How can developers tune BM25 for better Lexical search results?

BM25 remains one of the most reliable scoring algorithms for Lexical search, but developers can tune its parameters to achieve optimal performance for specific datasets and query types. BM25 ranks documents based on term frequency, inverse document frequency, and document length normalization, using two main parameters: k1 and b. The k1 parameter controls how quickly term frequency saturates, while b controls how strongly document length affects scores. Fine-tuning these allows developers to adapt BM25 to the corpus—whether it contains short product descriptions, long-form articles, or technical manuals.

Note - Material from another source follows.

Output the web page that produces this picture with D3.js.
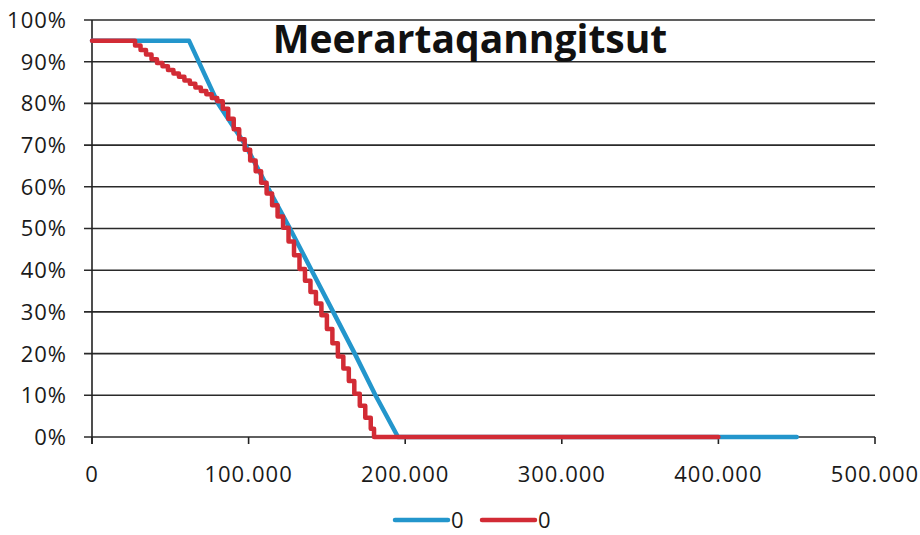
<!DOCTYPE html>
<html>
<head>
<meta charset="utf-8">
<script src="https://cdn.jsdelivr.net/npm/d3@7"></script>
<style>
  html, body { margin: 0; padding: 0; background: #fff; }
  svg { display: block; }
  text { font-family: "Open Sans", "DejaVu Sans", sans-serif; fill: #1a1a1a; }
</style>
</head>
<body>
<svg id="chart" width="920" height="535"></svg>
<script>
// ---- data ----
const title = "Meerartaqanngitsut";
const xTicks = [0, 100000, 200000, 300000, 400000, 500000];
const xTickLabels = ["0", "100.000", "200.000", "300.000", "400.000", "500.000"];
const yTicks = [0, 0.1, 0.2, 0.3, 0.4, 0.5, 0.6, 0.7, 0.8, 0.9, 1.0];
const yTickLabels = ["0%", "10%", "20%", "30%", "40%", "50%", "60%", "70%", "80%", "90%", "100%"];
const seriesNames = ["0", "0"];

// blue series (smooth line)
const blueX = [0, 62000, 80500, 98000, 112000, 126400, 140200, 154000, 167800, 181000, 195400, 450000];
const blueY = [0.95, 0.95, 0.80, 0.70, 0.60, 0.50, 0.40, 0.30, 0.20, 0.10, 0.00, 0.00];

// red series (staircase)
const redX = [0, 24000, 27500, 31000, 34500, 38000, 41500, 45000, 48500, 52000, 55500, 59000,
  62500, 66000, 69500, 73000, 76500, 80000, 83500, 87000, 90500, 94000, 97500, 101000,
  104500, 108000, 111500, 115000, 118500, 122000, 125500, 129000, 132500, 136000, 139500,
  143000, 146500, 150000, 153500, 157000, 160500, 164000, 167500, 171000, 174500, 178000,
  180100, 400000];
const redY = [0.95, 0.95, 0.939, 0.928, 0.917, 0.906, 0.897, 0.889, 0.880, 0.872, 0.864, 0.855,
  0.847, 0.838, 0.830, 0.822, 0.813, 0.805, 0.787, 0.763, 0.738, 0.714, 0.689, 0.663,
  0.637, 0.610, 0.584, 0.556, 0.529, 0.502, 0.469, 0.436, 0.403, 0.375, 0.348,
  0.320, 0.292, 0.259, 0.225, 0.193, 0.164, 0.134, 0.104, 0.075, 0.046, 0.020,
  0.000, 0.000];

(function () {
  const svg = d3.select("#chart");
  const pL = 92, pR = 875, pT = 20, pB = 437;
  const x = d3.scaleLinear().domain([0, 500000]).range([pL, pR]);
  const y = d3.scaleLinear().domain([0, 1]).range([pB, pT]);
  const ink = "#222";

  // gridlines
  svg.append("g").selectAll("line").data(yTicks).join("line")
    .attr("x1", pL - 8).attr("x2", pR)
    .attr("y1", d => y(d)).attr("y2", d => y(d))
    .attr("stroke", "#2a2a2a").attr("stroke-width", 1.6);

  // y axis line
  svg.append("line").attr("x1", pL).attr("x2", pL).attr("y1", pT).attr("y2", pB + 7)
    .attr("stroke", ink).attr("stroke-width", 1.6);

  // x axis ticks
  svg.append("g").selectAll("line").data(xTicks).join("line")
    .attr("x1", d => x(d)).attr("x2", d => x(d))
    .attr("y1", pB).attr("y2", pB + 7)
    .attr("stroke", ink).attr("stroke-width", 1.6);

  // y labels
  svg.append("g").selectAll("text").data(yTicks).join("text")
    .attr("x", 67).attr("y", d => y(d))
    .attr("dy", "0.36em")
    .attr("text-anchor", "end")
    .attr("font-size", 22).attr("letter-spacing", 1)
    .text((d, i) => yTickLabels[i]);

  // x labels
  svg.append("g").selectAll("text").data(xTicks).join("text")
    .attr("x", d => x(d)).attr("y", 474)
    .attr("dy", "0.36em")
    .attr("text-anchor", "middle")
    .attr("font-size", 22).attr("letter-spacing", 1)
    .text((d, i) => xTickLabels[i]);

  // series
  const blue = "#2396cc", red = "#d22b35";
  const blueData = blueX.map((v, i) => [v, blueY[i]]);
  const redData = redX.map((v, i) => [v, redY[i]]);

  svg.append("path").datum(blueData)
    .attr("d", d3.line().x(d => x(d[0])).y(d => y(d[1])))
    .attr("fill", "none").attr("stroke", blue).attr("stroke-width", 4.5)
    .attr("stroke-linejoin", "round").attr("stroke-linecap", "round");

  svg.append("path").datum(redData)
    .attr("d", d3.line().curve(d3.curveStepAfter).x(d => x(d[0])).y(d => y(d[1])))
    .attr("fill", "none").attr("stroke", red).attr("stroke-width", 4.5)
    .attr("stroke-linejoin", "round").attr("stroke-linecap", "round");

  // title
  svg.append("text").attr("x", 470).attr("y", 53)
    .attr("text-anchor", "middle")
    .attr("font-size", 39).attr("font-weight", 700)
    .style("fill", "#111")
    .text(title);

  // legend
  const legend = [
    { name: seriesNames[0], color: blue, x0: 395 },
    { name: seriesNames[1], color: red, x0: 482 }
  ];
  const lg = svg.append("g");
  legend.forEach(l => {
    lg.append("line").attr("x1", l.x0).attr("x2", l.x0 + 53).attr("y1", 520).attr("y2", 520)
      .attr("stroke", l.color).attr("stroke-width", 4.5).attr("stroke-linecap", "round");
    lg.append("text").attr("x", l.x0 + 56).attr("y", 520).attr("dy", "0.36em")
      .attr("font-size", 22).text(l.name);
  });
})();
</script>
</body>
</html>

For example, when searching over short texts such as FAQs or metadata fields, a lower b (e.g., 0.2–0.4) reduces length normalization, ensuring short documents aren’t penalized unfairly. In contrast, for longer texts like blog posts or research papers, a higher b (e.g., 0.6–0.8) helps balance the impact of document length. Similarly, k1 can be adjusted between 1.0 and 2.0 depending on how much weight to give repeated terms. Developers can empirically evaluate different combinations using metrics like Mean Average Precision (MAP) or Normalized Discounted Cumulative Gain (NDCG) on a validation set.

Tuning BM25 can also improve the effectiveness of hybrid search with Milvus. Once BM25 produces strong lexical results, those scores can be combined with embedding similarity from a vector database to generate more consistent rankings. For instance, if BM25 yields a top 50 list based on precise keyword matches, developers can then use vector-based re-ranking to refine the semantic order. This interplay between well-tuned BM25 and Milvus similarity scoring ensures the final retrieval results are both precise and contextually meaningful, bridging the gap between keyword accuracy and conceptual relevance.